Fixing texture by adding straw manually.

Algorithm made the face on this texture unrecognizable, so I used a face from another texture.

BOTTLENECKS

There are many things slowing down the whole process:
- Since I don't have a Nvidia GPU I have to do the upscaling on my CPU which is a very slow process. For a 128x128 texture it takes around 45 seconds and for a 256x256 more than 3 minutes on a i5-4690k.
- Original textures are in a custom RAW format and only available converters are from RAW to BMP and PSD, and from PSD back to RAW. The ESRGAN upscaling program does not work with PSD. So I need to convert original RAW files to BMP, then upscaled results from PNG to PSD, and finally PSD to RAW.
- Another problem is that textures have an alpha channel which is lost during the BMP conversion. So for each upscaled texture I have to manually add an alpha channel***. For textures that are partially transparent, like windows or spider web, I also have to extract the alpha channel, upscale it separately and then add it back in.
- The things already mentioned under "Upscaling failures" and "Manual enhancement".

*** Program called "xnconvert" can be used to do this on multiple textures at once.

FUTURE UPDATES

I don't know if I will upscale the whole game, after all this work I need a break from this. It takes too much time and some textures give poor results like forest, jungle and swamp floor textures. IMO for those I could resize the final results by half, so the flaws are less noticeable and textures would be at least a bit sharper. I think good results could be achieved for snow and desert terrain textures. I think icy caverns don't need to be upscaled, since ice is supposed to be a bit blurry. Some dungeons, like Wesrin Cross, also have very poor textures that lack detail so the algorithm doesn't really do much good.

Monday, September 2, 2019

Fixing a GPU by baking it in an oven - It actually works !

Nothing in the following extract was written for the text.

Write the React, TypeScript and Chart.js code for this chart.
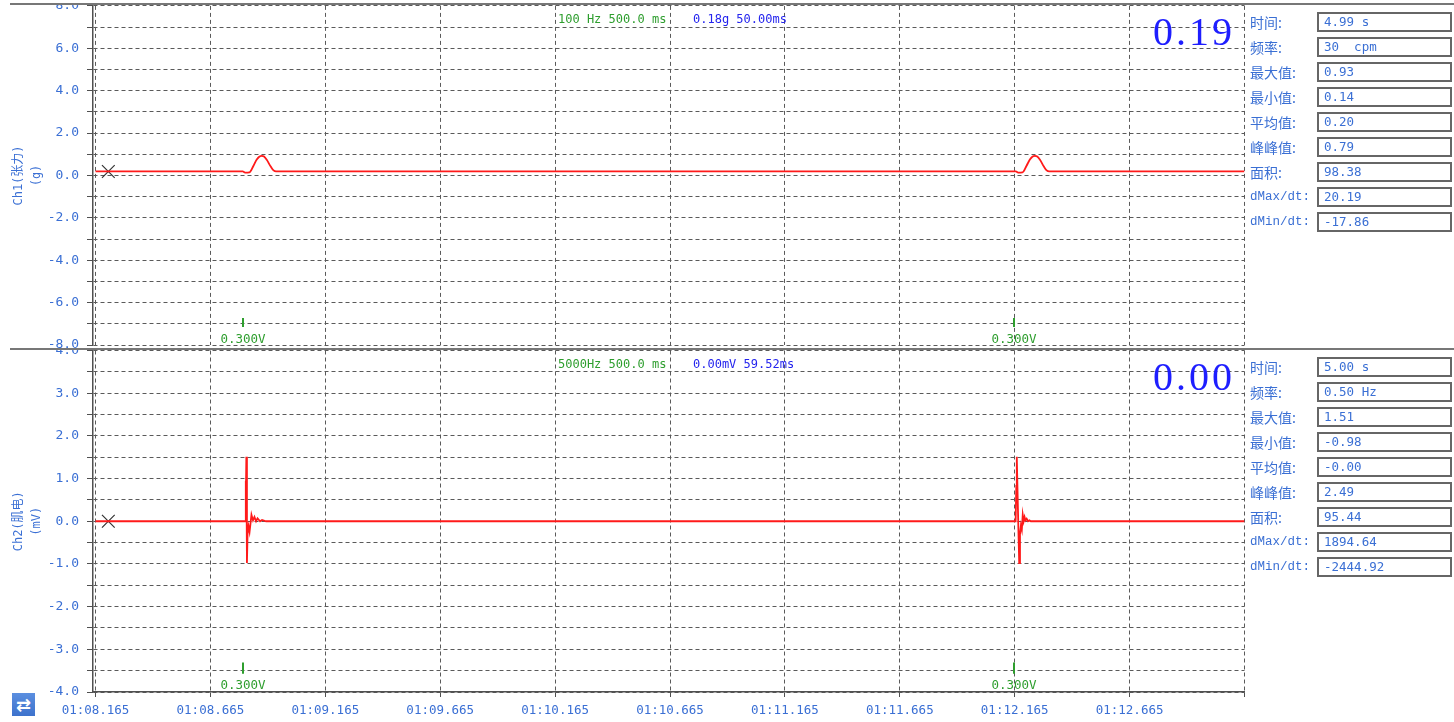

Back in May I was starting to have issues with my GPU. The monitor would suddenly turn black and few seconds later the computer would freeze. It would happen very rarely and after reconnecting the GPU and the cables everything would be fine. I thought it was some loose contact somewhere. But then one day after it happened I couldn't boot into Windows and in BIOS the screen was full of artifacts. My i5-4690k has an integrated GPU, so I could easily confirm it was my GPU, a Sapphire Dual-X R9 270X OC (2 GB) from 2013. It is an old card, but still good enough for me. This happened while I was playing Claw, a 2D platformer from 1997... not a very honorable death for a 2013 card.

I was already looking at the second-hand market and contacted few people to buy a used RX 570, when I read about people baking their GPUs in an oven and fixing it. Since the GPU is 6 years old, out of warranty and obviously broken, and I have an old oven in the garage that is barely ever used, I decided to give it a chance.

I preheated the oven to 190°C, put the GPU board inside and baked it for 8 minutes. Then I opened the oven slowly and let it cool down inside. People warned about being careful not to cool down the GPU too fast, because it could cause cracks in the solder. Also be sure to open all doors and windows, because it will smell of solder.

Since I didn't have thermal paste, for a quick test I put it in the computer without the cooler, I just put a case fan to cool it and was monitoring the temperatures. To my big surprise the artifacts were gone and I could boot to Windows again. Then I started Furmark and it would crash right at the start, even though the temperatures were still low. Luckily after getting thermal paste and mounting the cooler it worked fine. My guess is there is still some bad contact between the GPU chip and the board, but by mounting the cooler and adding pressure the contact is now stable.

It has been three months already and it still works. I have played and finished few games and even ran some benchmarks. Only once did I get that black screen, about a month ago, but it didn't repeat again.